- WORK REQUIRED -
Every line below is to be quoted exactly, with nothing added or dropped.

- SOURCE DATA -
▬▬▬

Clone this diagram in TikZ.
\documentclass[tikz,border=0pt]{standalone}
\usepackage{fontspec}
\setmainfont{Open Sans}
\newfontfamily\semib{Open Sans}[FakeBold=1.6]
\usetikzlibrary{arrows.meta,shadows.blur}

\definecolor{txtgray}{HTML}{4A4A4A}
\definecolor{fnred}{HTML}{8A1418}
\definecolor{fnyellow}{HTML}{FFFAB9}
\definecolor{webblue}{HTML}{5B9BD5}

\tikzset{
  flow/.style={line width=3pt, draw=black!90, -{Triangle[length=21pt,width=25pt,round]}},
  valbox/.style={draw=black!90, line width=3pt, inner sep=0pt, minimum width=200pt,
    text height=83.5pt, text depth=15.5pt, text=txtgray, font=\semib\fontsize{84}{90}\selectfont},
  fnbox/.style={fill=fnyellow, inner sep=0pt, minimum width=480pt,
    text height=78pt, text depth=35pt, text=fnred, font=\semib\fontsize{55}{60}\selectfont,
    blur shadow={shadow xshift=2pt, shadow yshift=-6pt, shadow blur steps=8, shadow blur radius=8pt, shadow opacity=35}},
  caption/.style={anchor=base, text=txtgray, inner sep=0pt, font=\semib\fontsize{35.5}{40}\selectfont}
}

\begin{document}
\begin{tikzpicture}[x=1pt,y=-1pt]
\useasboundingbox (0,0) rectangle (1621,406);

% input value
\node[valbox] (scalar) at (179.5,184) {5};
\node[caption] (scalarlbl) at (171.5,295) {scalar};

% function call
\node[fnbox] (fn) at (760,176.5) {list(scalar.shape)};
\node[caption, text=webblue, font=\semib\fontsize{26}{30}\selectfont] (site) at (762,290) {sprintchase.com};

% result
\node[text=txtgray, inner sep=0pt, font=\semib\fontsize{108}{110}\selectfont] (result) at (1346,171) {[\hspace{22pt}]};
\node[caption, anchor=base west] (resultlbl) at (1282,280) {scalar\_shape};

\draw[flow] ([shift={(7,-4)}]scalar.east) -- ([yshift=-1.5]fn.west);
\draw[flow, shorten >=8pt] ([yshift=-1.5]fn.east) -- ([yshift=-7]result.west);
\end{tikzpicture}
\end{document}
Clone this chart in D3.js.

▬▬▬

- RESPONSE TO THIS EXERCISE -
Clone this diagram in TikZ.
\documentclass[tikz,border=0pt]{standalone}
\usepackage{fontspec}
\setmainfont{Open Sans}
\newfontfamily\semib{Open Sans}[FakeBold=1.6]
\usetikzlibrary{arrows.meta,shadows.blur}

\definecolor{txtgray}{HTML}{4A4A4A}
\definecolor{fnred}{HTML}{8A1418}
\definecolor{fnyellow}{HTML}{FFFAB9}
\definecolor{webblue}{HTML}{5B9BD5}

\tikzset{
  flow/.style={line width=3pt, draw=black!90, -{Triangle[length=21pt,width=25pt,round]}},
  valbox/.style={draw=black!90, line width=3pt, inner sep=0pt, minimum width=200pt,
    text height=83.5pt, text depth=15.5pt, text=txtgray, font=\semib\fontsize{84}{90}\selectfont},
  fnbox/.style={fill=fnyellow, inner sep=0pt, minimum width=480pt,
    text height=78pt, text depth=35pt, text=fnred, font=\semib\fontsize{55}{60}\selectfont,
    blur shadow={shadow xshift=2pt, shadow yshift=-6pt, shadow blur steps=8, shadow blur radius=8pt, shadow opacity=35}},
  caption/.style={anchor=base, text=txtgray, inner sep=0pt, font=\semib\fontsize{35.5}{40}\selectfont}
}

\begin{document}
\begin{tikzpicture}[x=1pt,y=-1pt]
\useasboundingbox (0,0) rectangle (1621,406);

% input value
\node[valbox] (scalar) at (179.5,184) {5};
\node[caption] (scalarlbl) at (171.5,295) {scalar};

% function call
\node[fnbox] (fn) at (760,176.5) {list(scalar.shape)};
\node[caption, text=webblue, font=\semib\fontsize{26}{30}\selectfont] (site) at (762,290) {sprintchase.com};

% result
\node[text=txtgray, inner sep=0pt, font=\semib\fontsize{108}{110}\selectfont] (result) at (1346,171) {[\hspace{22pt}]};
\node[caption, anchor=base west] (resultlbl) at (1282,280) {scalar\_shape};

\draw[flow] ([shift={(7,-4)}]scalar.east) -- ([yshift=-1.5]fn.west);
\draw[flow, shorten >=8pt] ([yshift=-1.5]fn.east) -- ([yshift=-7]result.west);
\end{tikzpicture}
\end{document}
Clone this chart in D3.js.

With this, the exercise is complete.